Theater appreciation creates live connection

Theater may be a bit odd, but it is a unique art form and everyone should enjoy it.

Marc DeJager, Staff Writer

When I was a freshman, theater was the first extracurricular I really dedicated time to. I was cast in a Spring 2017 production, and I have been deeply involved ever since. I learned countless personal lessons throughout my time working in the department. I cannot thank the Theatre 21 community enough for the sense of belonging and purpose I gained from spending my free time working on theatrical productions. But, the point of this article is not to explain why I am involved in theater, it is to convince you why you should be. 

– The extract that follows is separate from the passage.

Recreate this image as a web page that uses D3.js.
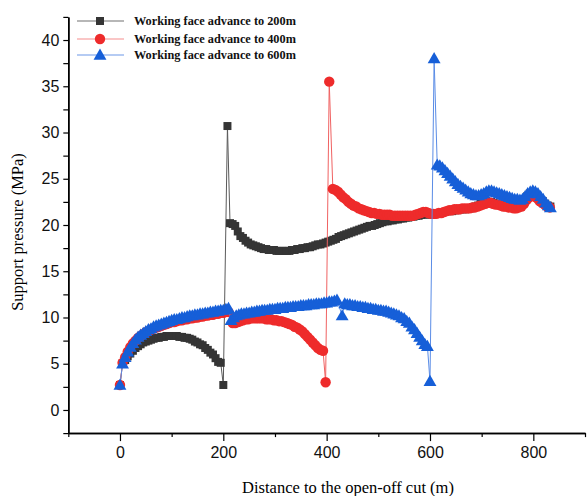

First off, going to see theatrical productions is fun. If you find yourself wondering why you should go to see a show, apply the same reasons used for going to see a movie in theaters. Both circumstances entail going and sitting somewhere for a few hours for the purpose of entertainment. Additionally, both forms of entertainment involve actual people performing at some point during the creative process. 

The extent and regularity of performing is, of course, far higher in a theatrical production. Although, the basic concept is the same. Seeing a story unfold live on stage has struck a chord deep in the human psyche throughout the history of civilization. We are naturally entertained by watching the self-same dramas we experience every day performed live in front of us.


But what is unique about theater as an art form? The live connection with a real audience that is renewed every night is something that a movie cannot compete with. As someone who has seen more than my share of both movies and plays, I can say definitively that the energy and excitement you gain from a live show cannot compare to a movie. Moreover, it takes far more effort and care to write a play than it does to write a movie script. 

This is because of one simple reason—the editing process. When you are making a movie, the actors show up for one day, shoot each scene maybe 20 times, then go home. Only then does the real work begin. Which takes are used, what music is added, which shots are chosen, all of these incredibly crucial decisions are made by the editor. There is almost no power in the hands of the performer, despite the fact that movie stars are better known in American culture than politicians. This leaves the real artists, the editors, without much recognition. 

Whereas in theater, everyone’s work—lighting designer, costumer, set designer, props master and actor—is on full display. The connections between actors are fresh and new every night, and there is a certain magic in the knowledge that the show will never have quite the same energy again. It will never again be performed in the same way by the same cast. When you watch a theatrical production, you are truly witnessing a once-in-a-lifetime piece of art.


Theater and theater programs seem to have gained a reputation for creating extremely close, quirky, even cultish communities amongst those who work in it. This is not unfair, as there are plenty of people in theater that may fit this stereotype. But, I would encourage you not to write off the art form entirely. 

There is always more to learn and more to experience, especially in entertainment, and I would encourage you to try something new, and enjoy an art form that has held a dear place in the hearts of humanity for all of history. So, take the time to see a play. Learn to enjoy theater, maybe even participate in a play. It is an excellent opportunity to meet people and learn to appreciate art.